[Start of Supplied entries]

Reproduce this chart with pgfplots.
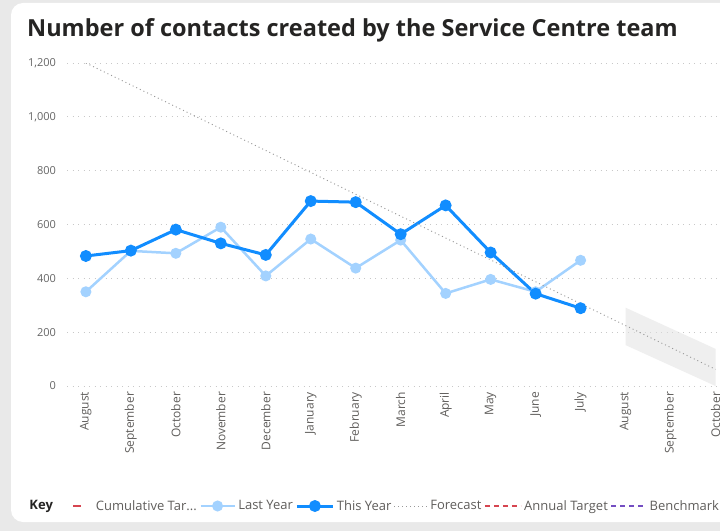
\documentclass[border=0pt]{standalone}
\usepackage{fontspec}
\setmainfont{Open Sans}
\usepackage{pgfplots}
\pgfplotsset{compat=1.18}
\definecolor{ty}{HTML}{118DFF}
\definecolor{ly}{HTML}{A3D2FF}
\definecolor{gridc}{HTML}{C8C8C8}
\definecolor{tickc}{HTML}{666666}
\definecolor{leg}{HTML}{605E5C}
\definecolor{ttl}{HTML}{252423}
\definecolor{redc}{HTML}{D64550}
\definecolor{purp}{HTML}{744EC2}
\definecolor{bgc}{HTML}{E9E9E9}
\definecolor{fc}{HTML}{999999}
\pgfplotsset{
  lyimg/.style={legend image code/.code={\draw[ly, line width=2.5pt, mark=*, mark size=4.2pt, mark options={solid, fill=ly, draw=none}, mark repeat=2, mark phase=2] plot coordinates {(0pt,0pt) (17pt,0pt) (34pt,0pt)};}},
  tyimg/.style={legend image code/.code={\draw[ty, line width=3pt, mark=*, mark size=4.4pt, mark options={solid, fill=ty, draw=none}, mark repeat=2, mark phase=2] plot coordinates {(0pt,0pt) (18pt,0pt) (36pt,0pt)};}},
  fcimg/.style={legend image code/.code={\draw[fc, line width=0.9pt, dash pattern=on 1pt off 3pt] (0pt,0pt) -- (33pt,0pt);}},
  atimg/.style={legend image code/.code={\draw[redc, line width=1.8pt, dash pattern=on 5pt off 4pt] (0pt,0pt) -- (36pt,0pt);}},
  bmimg/.style={legend image code/.code={\draw[purp, line width=1.8pt, dash pattern=on 5pt off 4pt] (0pt,0pt) -- (35pt,0pt);}},
  cuimg/.style={legend image code/.code={\path[draw=none] (0pt,0pt) -- (38pt,0pt); \draw[redc, line width=2pt] (18pt,0pt) -- (26pt,0pt);}},
}
\begin{document}
\begin{tikzpicture}[x=1pt,y=1pt]
\useasboundingbox (0,0) rectangle (720,531);
\fill[bgc] (0,0) rectangle (720,531);
\fill[white, rounded corners=12pt] (11,9) rectangle (760,528);
\node[anchor=base west, inner sep=0pt, font=\fontsize{23.5}{28}\selectfont\bfseries, text=ttl] at (27,494) {Number of contacts created by the Service Centre team};
\begin{axis}[
  at={(67pt,145pt)}, anchor=south west, scale only axis,
  width=653pt, height=323pt,
  xmin=-0.42, xmax=14.1, ymin=0, ymax=1200,
  axis line style={draw=none}, major tick length=0pt,
  ytick={0,200,...,1200}, ymajorgrids,
  major grid style={gridc, line width=0.9pt, dash pattern=on 1pt off 4.5pt},
  xtick={0,...,14},
  xticklabels={August,September,October,November,December,January,February,March,April,May,June,July,August,September,October},
  xticklabel style={rotate=90, anchor=east, font=\fontsize{12}{14}\selectfont, text=leg},
  xticklabel shift=2.5pt,
  yticklabel style={font=\fontsize{11}{12}\selectfont, text=tickc, xshift=-7.5pt},
  /pgf/number format/assume math mode=true,
  /pgf/number format/1000 sep={,},
  scaled y ticks=false,
  legend columns=-1,
  legend style={at={(-0.0613,-0.3715)}, anchor=west, draw=none, fill=none,
    inner sep=0pt, outer sep=0pt, column sep=2.5pt, text=leg,
    font=\fontsize{13}{15}\selectfont,
    nodes={inner sep=0pt}},
]
\addlegendimage{empty legend}
\addlegendentry{\textcolor{ttl}{\bfseries Key}}
\addlegendimage{cuimg}
\addlegendentry{Cumulative Tar...}

\addplot[forget plot, draw=none, fill=black!12, fill opacity=0.5] coordinates {(12,291) (14,138) (14,0) (12,152)} -- cycle;

\addplot[ly, line width=2.5pt, mark=*, mark size=4.2pt, mark options={solid, fill=ly, draw=none}, lyimg]
coordinates {(0,350) (1,502) (2,493) (3,590) (4,409) (5,546) (6,438) (7,542) (8,344) (9,396) (10,350) (11,467)};
\addlegendentry{Last Year}

\addplot[ty, line width=3pt, mark=*, mark size=4.4pt, mark options={solid, fill=ty, draw=none}, tyimg]
coordinates {(0,483) (1,503) (2,581) (3,530) (4,487) (5,687) (6,683) (7,564) (8,671) (9,496) (10,343) (11,289)};
\addlegendentry{This Year}

\addplot[fc, line width=0.9pt, dash pattern=on 1pt off 3pt, fcimg]
coordinates {(0,1200) (14,62)};
\addlegendentry{Forecast}

\addlegendimage{atimg}
\addlegendentry{Annual Target}
\addlegendimage{bmimg}
\addlegendentry{Benchmark}
\end{axis}
\end{tikzpicture}
\end{document}
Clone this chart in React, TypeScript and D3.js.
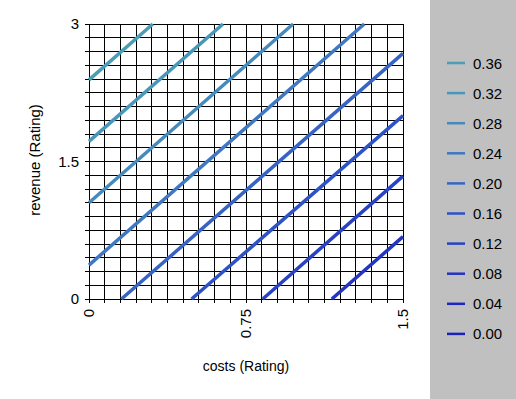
import React from "react";
import * as d3 from "d3";

// legend levels, top to bottom
const levels = ["0.36", "0.32", "0.28", "0.24", "0.20", "0.16", "0.12", "0.08", "0.04", "0.00"];
const levelColors = [
  "#4a9db5", "#4896b9", "#458abd", "#3f78c1", "#3764c4",
  "#2d52c5", "#2743c4", "#2234c1", "#1e2abc", "#1a22b8",
];

// visible line segments per level: [costs, revenue] start and end
const lineStarts: [number, number][] = [
  [0, 2.39], [0, 1.72], [0, 1.05], [0, 0.37],
  [0.155, 0], [0.49, 0], [0.83, 0], [1.16, 0],
];
const lineEnds: [number, number][] = [
  [0.305, 3], [0.64, 3], [0.975, 3], [1.315, 3],
  [1.5, 2.68], [1.5, 2.0], [1.5, 1.34], [1.5, 0.68],
];

const xTickLabels = [0, 0.75, 1.5];
const yTickLabels = [0, 1.5, 3];

const W = 516;
const H = 399;
const margin = { left: 89, top: 24, right: 403, bottom: 299 };

export default function App() {
  const x = d3.scaleLinear().domain([0, 1.5]).range([margin.left, margin.right]);
  const y = d3.scaleLinear().domain([0, 3]).range([margin.bottom, margin.top]);

  const xGrid = d3.range(0, 21).map((i) => i * 0.075);
  const yGrid = d3.range(0, 21).map((i) => i * 0.15);

  const line = d3
    .line<[number, number]>()
    .x((d) => x(d[0]))
    .y((d) => y(d[1]));

  const font = "'Liberation Sans', Arial, sans-serif";

  return (
    <svg
      width={W}
      height={H}
      style={{ position: "absolute", left: 0, top: 0 }}
      fontFamily={font}
    >
      <rect x={0} y={0} width={W} height={H} fill="#fff" />
      <rect x={430} y={0} width={W - 430} height={H} fill="#c0c0c0" />

      {/* grid */}
      <g stroke="#000" strokeWidth={1} shapeRendering="crispEdges">
        {xGrid.map((v, i) => (
          <line key={"x" + i} x1={x(v)} x2={x(v)} y1={margin.top} y2={margin.bottom + 4} />
        ))}
        {yGrid.map((v, i) => (
          <line key={"y" + i} x1={margin.left - 4} x2={margin.right} y1={y(v)} y2={y(v)} />
        ))}
      </g>

      {/* contour lines */}
      <g fill="none" strokeWidth={3.5} strokeLinecap="butt">
        {lineStarts.map((s, i) => (
          <path key={i} d={line([s, lineEnds[i]]) || ""} stroke={levelColors[i]} />
        ))}
      </g>

      {/* y tick labels */}
      <g fontSize={15} textAnchor="end">
        {yTickLabels.map((v) => (
          <text key={v} x={margin.left - 10} y={y(v) + 5}>
            {v}
          </text>
        ))}
      </g>

      {/* x tick labels, rotated */}
      <g fontSize={15} textAnchor="end">
        {xTickLabels.map((v) => (
          <text
            key={v}
            transform={`translate(${x(v) + 5},${margin.bottom + 10}) rotate(-90)`}
          >
            {v}
          </text>
        ))}
      </g>

      <text x={246} y={371} fontSize={14} textAnchor="middle">
        costs (Rating)
      </text>
      <text
        transform={`translate(40,160) rotate(-90)`}
        fontSize={15}
        textAnchor="middle"
      >
        revenue (Rating)
      </text>

      {/* legend */}
      <g>
        {levels.map((l, i) => (
          <g key={l} transform={`translate(0,${63 + i * 30.1})`}>
            <line x1={447} x2={465} y1={0} y2={0} stroke={levelColors[i]} strokeWidth={2.5} />
            <text x={473} y={5.5} fontSize={15}>
              {l}
            </text>
          </g>
        ))}
      </g>
    </svg>
  );
}
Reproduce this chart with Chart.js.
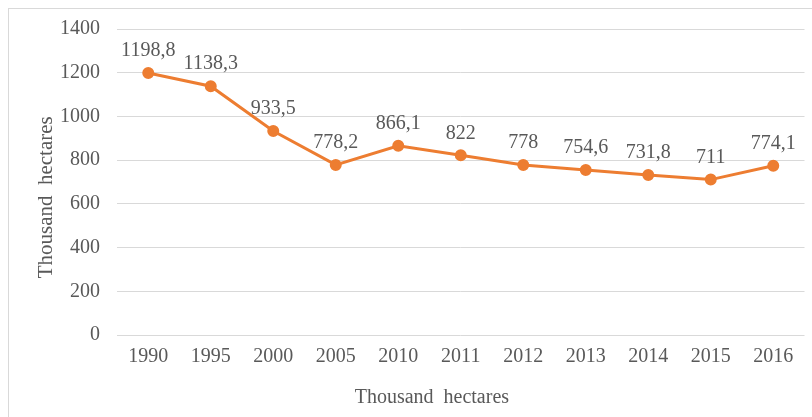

[End of Supplied entries]

- Stated problem -
Give the number of lines above in which the word "Reproduce" occurs, with nothing else.

- Exercise answer -
2